October is National Cybersecurity Awareness Month. The fact that the field of cybersecurity needs its own month is telling about the world we live in—and the need for people to be vigilant about their information. For the ninth year in a row, leading experts and aficionados gathered for NYIT’s Annual Cybersecurity Conference to discuss security developments affecting businesses and individuals.
In his welcome address at the event on September 27, Babak D. Beheshti, Ph.D., interim dean of NYIT College of Engineering and Computing Sciences, emphasized the need for cybersecurity professionals with robust training. “This conference is an occasion where professionals and students come together to explore various elements of cybersecurity strategy, thus building knowledge, relationships, and enthusiasm for their work,” he said.

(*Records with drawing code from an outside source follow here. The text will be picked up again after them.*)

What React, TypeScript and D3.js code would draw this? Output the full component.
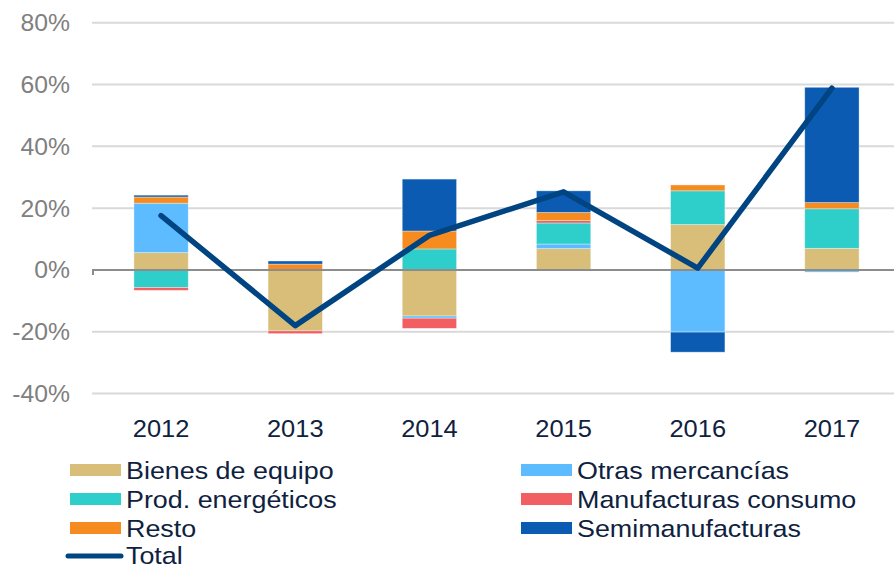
import React from "react";
import * as d3 from "d3";

const years = ["2012", "2013", "2014", "2015", "2016", "2017"];
const seriesNames = [
  "Bienes de equipo",
  "Otras mercancías",
  "Prod. energéticos",
  "Manufacturas consumo",
  "Resto",
  "Semimanufacturas",
];
const bienes = [5.6, -19.7, -14.9, 6.9, 14.7, 7.0];
const otras = [16.0, 0, -0.7, 1.5, -20.1, -0.7];
const prod = [-5.7, 0, 6.8, 6.8, 10.9, 12.8];
const manuf = [-0.9, -0.9, -3.3, 0.8, 0, 0];
const resto = [2.0, 1.9, 5.8, 2.6, 1.9, 2.0];
const semi = [0.6, 1.0, 16.8, 7.0, -6.5, 37.3];
const total = [17.6, -18.0, 11.2, 25.3, 0.6, 58.8];
const yTicks = [-40, -20, 0, 20, 40, 60, 80];
const colors = ["#D8BE78", "#5DBCFF", "#2ECECA", "#F25F63", "#F68B1F", "#0B5BB3"];
const totalColor = "#004481";

export default function App() {
  const W = 894;
  const H = 567;
  const x = d3
    .scaleBand<string>()
    .domain(years)
    .range([94, 899])
    .paddingInner(0.595)
    .paddingOuter(0.2975);
  const y = d3.scaleLinear().domain([-40, 80]).range([393.6, 22.7]);

  const seriesVals = [bienes, otras, prod, manuf, resto, semi];
  const rows = years.map((yr, i) => {
    const r: any = { year: yr };
    seriesNames.forEach((n, k) => (r[n] = seriesVals[k][i]));
    return r;
  });
  const stacked = d3
    .stack<any>()
    .keys(seriesNames)
    .offset(d3.stackOffsetDiverging)(rows);

  const line = d3
    .line<number>()
    .x((_, i) => (x(years[i]) as number) + x.bandwidth() / 2)
    .y((d) => y(d));

  const font = "'Liberation Sans', Arial, sans-serif";
  const legendItems = [
    { name: seriesNames[0], color: colors[0], col: 0, row: 0 },
    { name: seriesNames[1], color: colors[1], col: 1, row: 0 },
    { name: seriesNames[2], color: colors[2], col: 0, row: 1 },
    { name: seriesNames[3], color: colors[3], col: 1, row: 1 },
    { name: seriesNames[4], color: colors[4], col: 0, row: 2 },
    { name: seriesNames[5], color: colors[5], col: 1, row: 2 },
  ];
  const colX = [70, 521];
  const rowY = [470, 499, 528, 556];
  const legSX = 1.12;

  return (
    <svg
      width={W}
      height={H}
      style={{ position: "absolute", left: 0, top: 0, background: "#fff" }}
    >
      {yTicks.map((t) => (
        <g key={t}>
          {t !== 0 && (
            <line x1={92} x2={894} y1={y(t)} y2={y(t)} stroke="#D9D9D9" strokeWidth={2} />
          )}
          <g transform={`translate(70,${y(t) + 8.5}) scale(1.03,1)`}>
            <text
              textAnchor="end"
              fontFamily={font}
              fontSize={24}
              fill="#808080"
            >
              {t}%
            </text>
          </g>
        </g>
      ))}
      {stacked.map((s, k) => (
        <g key={s.key} fill={colors[k]}>
          {s.map((d, i) => {
            const h = Math.abs(y(d[0]) - y(d[1]));
            if (h < 0.01) return null;
            return (
              <rect
                key={i}
                x={x(years[i])}
                width={x.bandwidth()}
                y={Math.min(y(d[0]), y(d[1]))}
                height={h}
                stroke="rgba(255,255,255,0.45)"
                strokeWidth={0.8}
              />
            );
          })}
        </g>
      ))}
      <line x1={92} x2={894} y1={y(0)} y2={y(0)} stroke="#8C8C8C" strokeWidth={2} />
      <line x1={93} x2={93} y1={y(0)} y2={y(0) + 5} stroke="#8C8C8C" strokeWidth={2} />
      <path
        d={line(total) || ""}
        fill="none"
        stroke={totalColor}
        strokeWidth={5.5}
        strokeLinejoin="round"
        strokeLinecap="round"
      />
      {years.map((yr) => (
        <g
          key={yr}
          transform={`translate(${(x(yr) as number) + x.bandwidth() / 2},437) scale(1.06,1)`}
        >
          <text textAnchor="middle" fontFamily={font} fontSize={24} fill="#0E2240">
            {yr}
          </text>
        </g>
      ))}
      {legendItems.map((it) => (
        <g key={it.name}>
          <rect x={colX[it.col]} y={rowY[it.row] - 6} width={51} height={12} fill={it.color} />
          <g transform={`translate(${colX[it.col] + 56},${rowY[it.row] + 8.5}) scale(${legSX},1)`}>
            <text fontFamily={font} fontSize={24} fill="#0E2240">
              {it.name}
            </text>
          </g>
        </g>
      ))}
      <line
        x1={68}
        x2={121}
        y1={rowY[3]}
        y2={rowY[3]}
        stroke={totalColor}
        strokeWidth={5}
        strokeLinecap="round"
      />
      <g transform={`translate(126,${rowY[3] + 8}) scale(${legSX},1)`}>
        <text fontFamily={font} fontSize={24} fill="#0E2240">
          Total
        </text>
      </g>
    </svg>
  );
}
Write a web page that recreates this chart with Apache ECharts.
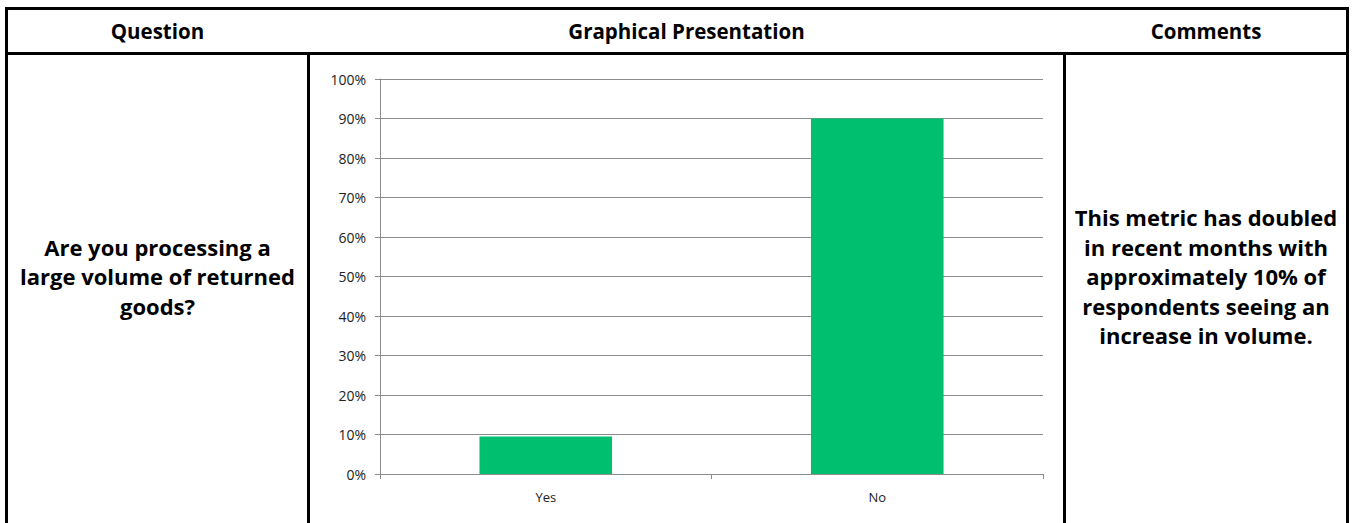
<!DOCTYPE html>
<html>
<head>
<meta charset="utf-8">
<script src="https://cdn.jsdelivr.net/npm/echarts@6/dist/echarts.min.js"></script>
<style>
	html, body { margin: 0; padding: 0; background: #fff; }
	body { width: 1352px; height: 523px; position: relative; overflow: hidden; font-family: "Open Sans", Lato, sans-serif; color: #000; }
	.line { position: absolute; background: #000; }
	.head { position: absolute; top: 10px; height: 42px; line-height: 42px; text-align: center; font-weight: bold; font-size: 20.5px; }
	.cell { position: absolute; top: 55px; height: 444px; display: flex; align-items: center; justify-content: center; text-align: center; font-weight: bold; font-size: 22px; line-height: 29.5px; }
	#myChart { position: absolute; left: 311px; top: 55px; width: 752px; height: 468px; }
</style>
</head>
<body>
<!-- table frame -->
<div class="line" style="left:5px; top:7px; width:1344px; height:3px;"></div>
<div class="line" style="left:5px; top:52px; width:1344px; height:3px;"></div>
<div class="line" style="left:5px; top:7px; width:3px; height:516px;"></div>
<div class="line" style="left:1346px; top:7px; width:3px; height:516px;"></div>
<div class="line" style="left:307px; top:52px; width:3px; height:471px;"></div>
<div class="line" style="left:1063px; top:52px; width:3px; height:471px;"></div>

<div class="head" style="left:8px; width:299px;">Question</div>
<div class="head" style="left:310px; width:753px;">Graphical Presentation</div>
<div class="head" style="left:1066px; width:280px;">Comments</div>

<div class="cell" style="left:8px; width:299px;">Are you processing a<br>large volume of returned<br>goods?</div>
<div class="cell" style="left:1066px; width:280px;">This metric has doubled<br>in recent months with<br>approximately 10% of<br>respondents seeing an<br>increase in volume.</div>

<div id="myChart"></div>

<script>
var categories = ['Yes', 'No'];
var values = [9.5, 90];
var yTicks = [0, 10, 20, 30, 40, 50, 60, 70, 80, 90, 100];

// 绘制图表
var myChart = echarts.init(document.getElementById('myChart'), null, {renderer: 'svg'});
var option = {
	animation: false,
	grid: {left: 69, right: 20, top: 24, bottom: 49},
	xAxis: {
		type: 'category',
		data: categories,
		axisLine: {lineStyle: {color: '#8c8c8c'}},
		axisTick: {show: true, length: 5, lineStyle: {color: '#8c8c8c'}},
		axisLabel: {color: '#222', fontSize: 13, fontFamily: 'Open Sans', margin: 16}
	},
	yAxis: {
		type: 'value',
		min: yTicks[0],
		max: yTicks[yTicks.length - 1],
		interval: 10,
		axisLine: {show: true, lineStyle: {color: '#8c8c8c'}},
		axisTick: {show: true, length: 5, lineStyle: {color: '#8c8c8c'}},
		axisLabel: {formatter: '{value}%', color: '#222', fontSize: 14, fontFamily: 'Open Sans', margin: 14},
		splitLine: {lineStyle: {color: '#8c8c8c', width: 1}}
	},
	series: [{
		type: 'bar',
		data: values,
		barWidth: '40%',
		itemStyle: {color: '#00bf6f'}
	}]
};
myChart.setOption(option);
</script>
</body>
</html>
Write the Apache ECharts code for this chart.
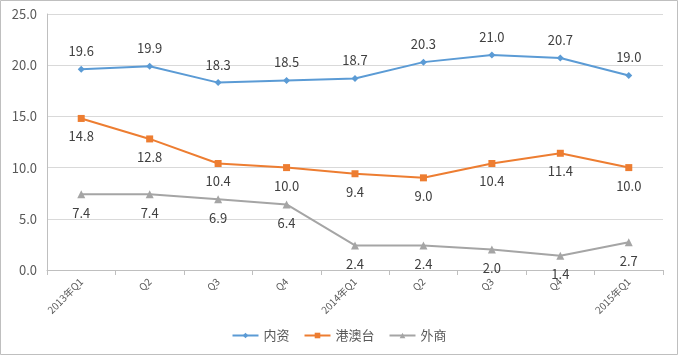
<!DOCTYPE html>
<html><head><meta charset="utf-8">
<script src="https://cdn.jsdelivr.net/npm/echarts@6/dist/echarts.min.js"></script>
<style>html,body{margin:0;padding:0;background:#fff}#c{width:678px;height:355px}</style>
</head><body><div id="c"></div>
<script>
const categories = ['2013年Q1','Q2','Q3','Q4','2014年Q1','Q2','Q3','Q4','2015年Q1'];
const neizi = [19.6,19.9,18.3,18.5,18.7,20.3,21.0,20.7,19.0];
const gangaotai = [14.8,12.8,10.4,10.0,9.4,9.0,10.4,11.4,10.0];
const waishang = [7.4,7.4,6.9,6.4,2.4,2.4,2.0,1.4,2.7];
const names = ['内资','港澳台','外商'];

const font = '"Noto Sans CJK SC", "Liberation Sans", sans-serif';
const chart = echarts.init(document.getElementById('c'));
function ser(name, data, color, symbol, size, pos){
  return {name, type:'line', data, symbol, symbolSize:size, showSymbol:true,
    lineStyle:{color, width:2}, itemStyle:{color},
    label:{show:true, position:pos, distance:8, formatter:p=>p.value.toFixed(1), color:'#404040', fontSize:13, fontFamily:font},
    emphasis:{disabled:true}, animation:false};
}
chart.setOption({
  animation:false,
  textStyle:{fontFamily:font},
  graphic:[{type:'rect', shape:{x:0.5,y:0.5,width:677,height:354}, style:{fill:null, stroke:'#bfbfbf', lineWidth:1}, silent:true}],
  grid:{left:47, right:15, top:14, bottom:85},
  legend:{bottom:8, left:'center', itemWidth:26, itemHeight:7, itemGap:14, textStyle:{color:'#595959', fontSize:13},
    data:names},
  xAxis:{type:'category', data:categories, boundaryGap:true,
    axisLine:{lineStyle:{color:'#bfbfbf'}},
    axisTick:{show:true, alignWithLabel:false, length:5, lineStyle:{color:'#bfbfbf'}},
    axisLabel:{rotate:45, color:'#595959', fontSize:10, interval:0, margin:10}},
  yAxis:{type:'value', min:0, max:25, interval:5,
    axisLine:{show:true, lineStyle:{color:'#bfbfbf'}},
    axisTick:{show:false},
    splitLine:{lineStyle:{color:'#d9d9d9'}},
    axisLabel:{formatter:v=>v.toFixed(1), color:'#595959', fontSize:13, margin:10}},
  series:[
    ser(names[0], neizi, '#5B9BD5', 'diamond', 7, 'top'),
    ser(names[1], gangaotai, '#ED7D31', 'rect', 7, 'bottom'),
    ser(names[2], waishang, '#A5A5A5', 'triangle', 8, 'bottom')
  ]
});
</script></body></html>
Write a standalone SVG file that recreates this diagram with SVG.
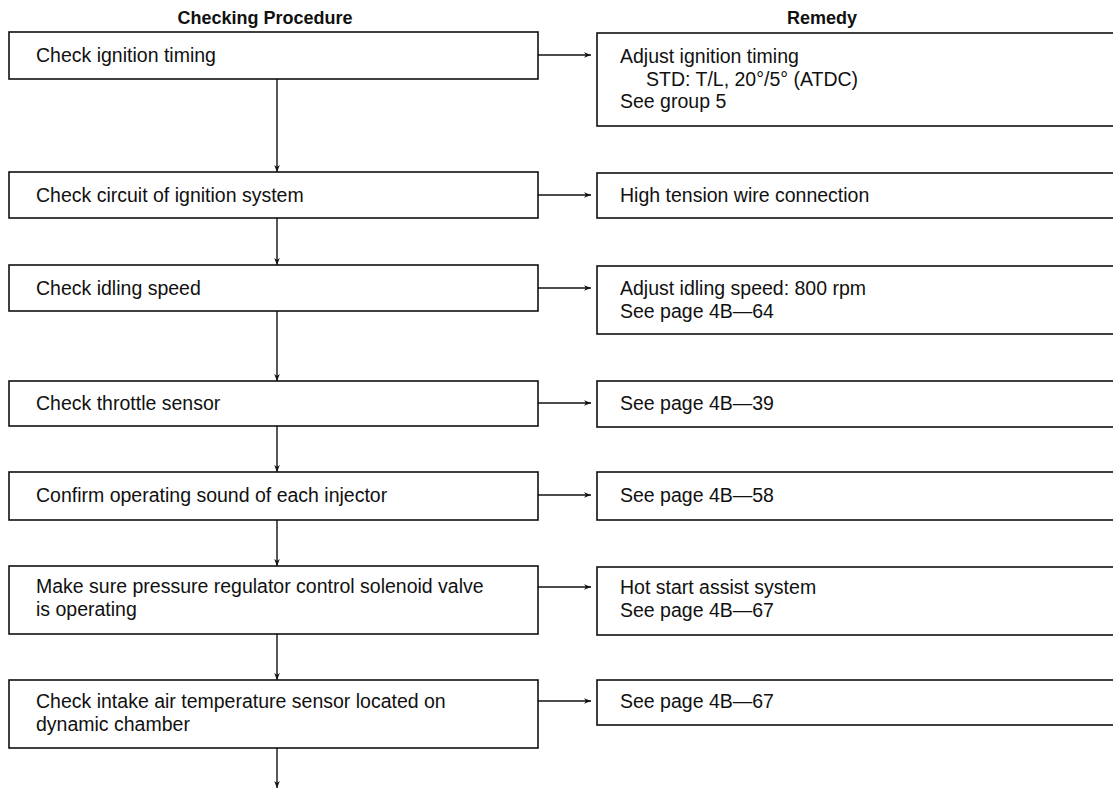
<svg xmlns="http://www.w3.org/2000/svg" width="1113" height="789" viewBox="0 0 1113 789">
<defs>
<marker id="ah" viewBox="0 0 10 10" refX="10" refY="5" markerWidth="7" markerHeight="7" markerUnits="userSpaceOnUse" orient="auto">
<path d="M0,1 L10,5 L0,9 L3,5 Z" fill="#111"/>
</marker>
<style>
.box{fill:#fff;stroke:#111;stroke-width:1.6}
.t{font-family:"Liberation Sans",Arial,sans-serif;font-size:19.5px;fill:#111}
.h{font-family:"Liberation Sans",Arial,sans-serif;font-size:18px;font-weight:bold;fill:#111}
.c{stroke:#111;stroke-width:1.4;fill:none;marker-end:url(#ah)}
</style>
</defs>
<rect width="1113" height="789" fill="#fff"/>
<g id="headers">
<text class="h" x="265" y="24" text-anchor="middle">Checking Procedure</text>
<text class="h" x="822" y="24" text-anchor="middle">Remedy</text>
</g>
<g id="connectors">
<line class="c" x1="277" y1="79" x2="277" y2="172"/>
<line class="c" x1="277" y1="218" x2="277" y2="265"/>
<line class="c" x1="277" y1="311" x2="277" y2="381"/>
<line class="c" x1="277" y1="426" x2="277" y2="472"/>
<line class="c" x1="277" y1="520" x2="277" y2="566"/>
<line class="c" x1="277" y1="634" x2="277" y2="680"/>
<line class="c" x1="277" y1="748" x2="277" y2="788"/>
<line class="c" x1="538" y1="55" x2="591" y2="55"/>
<line class="c" x1="538" y1="195" x2="591" y2="195"/>
<line class="c" x1="538" y1="288" x2="591" y2="288"/>
<line class="c" x1="538" y1="403" x2="591" y2="403"/>
<line class="c" x1="538" y1="495" x2="591" y2="495"/>
<line class="c" x1="538" y1="587" x2="591" y2="587"/>
<line class="c" x1="538" y1="701" x2="591" y2="701"/>
</g>
<g id="step1"><rect class="box" x="9" y="32" width="529" height="47"/><text class="t" x="36" y="62">Check ignition timing</text></g>
<g id="step2"><rect class="box" x="9" y="172" width="529" height="46"/><text class="t" x="36" y="202">Check circuit of ignition system</text></g>
<g id="step3"><rect class="box" x="9" y="265" width="529" height="46"/><text class="t" x="36" y="295">Check idling speed</text></g>
<g id="step4"><rect class="box" x="9" y="381" width="529" height="45"/><text class="t" x="36" y="410">Check throttle sensor</text></g>
<g id="step5"><rect class="box" x="9" y="472" width="529" height="48"/><text class="t" x="36" y="502">Confirm operating sound of each injector</text></g>
<g id="step6"><rect class="box" x="9" y="566" width="529" height="68"/><text class="t" x="36" y="593">Make sure pressure regulator control solenoid valve</text><text class="t" x="36" y="616">is operating</text></g>
<g id="step7"><rect class="box" x="9" y="680" width="529" height="68"/><text class="t" x="36" y="708">Check intake air temperature sensor located on</text><text class="t" x="36" y="731">dynamic chamber</text></g>
<g id="remedy1"><rect class="box" x="597" y="33" width="530" height="93"/><text class="t" x="620" y="63">Adjust ignition timing</text><text class="t" x="646" y="86">STD: T/L, 20°/5° (ATDC)</text><text class="t" x="620" y="108">See group 5</text></g>
<g id="remedy2"><rect class="box" x="597" y="173" width="530" height="45"/><text class="t" x="620" y="202">High tension wire connection</text></g>
<g id="remedy3"><rect class="box" x="597" y="266" width="530" height="68"/><text class="t" x="620" y="295">Adjust idling speed: 800 rpm</text><text class="t" x="620" y="318">See page 4B—64</text></g>
<g id="remedy4"><rect class="box" x="597" y="381" width="530" height="46"/><text class="t" x="620" y="410">See page 4B—39</text></g>
<g id="remedy5"><rect class="box" x="597" y="472" width="530" height="48"/><text class="t" x="620" y="502">See page 4B—58</text></g>
<g id="remedy6"><rect class="box" x="597" y="567" width="530" height="68"/><text class="t" x="620" y="594">Hot start assist system</text><text class="t" x="620" y="617">See page 4B—67</text></g>
<g id="remedy7"><rect class="box" x="597" y="680" width="530" height="45"/><text class="t" x="620" y="708">See page 4B—67</text></g>
</svg>
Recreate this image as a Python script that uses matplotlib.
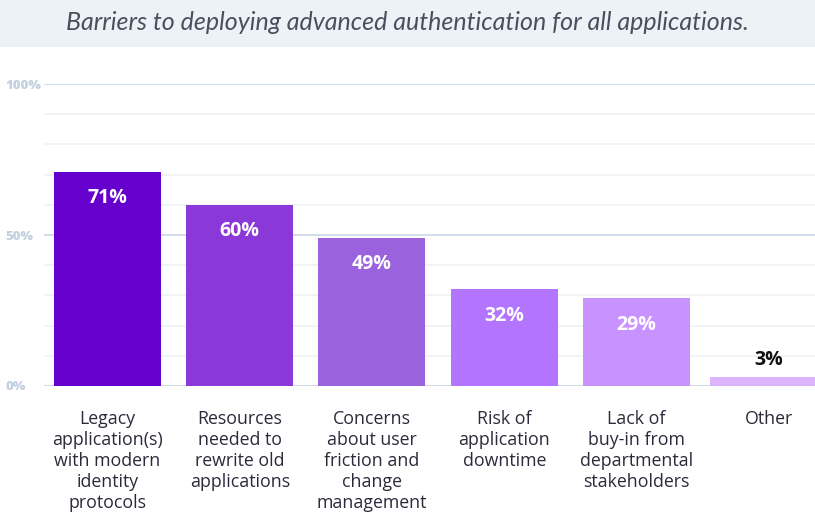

In a wide-ranging “fireside chat” with Acreto founder and CEO Babak Pasdar, industry keynote Shamla Naidoo, who is the vice president of IT Risk and chief information security officer (CISO) at IBM, talked about the challenges of managing security among IBM’s six hundred thousand employees worldwide. Then, in the day’s only solo presentation, James Stanger, chief technology evangelist at CompTIA, gave a plenary address which explained how best to communicate the value of cybersecurity to an organization’s senior management.
Wide-ranging discussions, including audience participation, grew from the conference’s four panels:
- Addressing evolving threats. Several participants noted that human error and insider threats are the “weak links” in cybersecurity planning. Panelist Marios Damianides of Ernst & Young brought attention to threats by agents who leapfrog competitors by using stolen intellectual property and financial assets.
- The value and vulnerabilities of blockchain technology. Panelists noted cybersecurity vulnerabilities—and solutions—for blockchain applications. Salman Baset of IBM Blockchain Solutions advocated for an industry-wide information governance agreement to prevent data leakage from blockchains.
- Recommended tactics for health care, energy, and financial services industries. The panel highlighted the importance of sharing information among competitors. Fred J. Harris (B.A. ’08, M.B.A. ’10), technology executive at Société Générale, said, “Within the financial services industry, we compete in all areas except cybersecurity. It’s the one area where we cooperate.” (Harris also teaches at NYIT School of Management.) Raj Badhwar of Voya Financial agreed, saying, “We need to share within and across industries to be resilient against attack.” Protecting data in the health-care sector must include medical devices and implantable technologies. In the energy industry, integrating operations into cybersecurity efforts is essential. All speakers recommended offering cybersecurity training to employees across all departments.
- Educating and supporting cyber defenders. Speakers noted that industry certifications and stackable credentials are very helpful for keeping up on developments. In addition, security professionals depend on “soft skills” like communication and emotional intelligence. The panel also emphasized the need to teach cybersecurity to students in disciplines such as management, law, and psychology.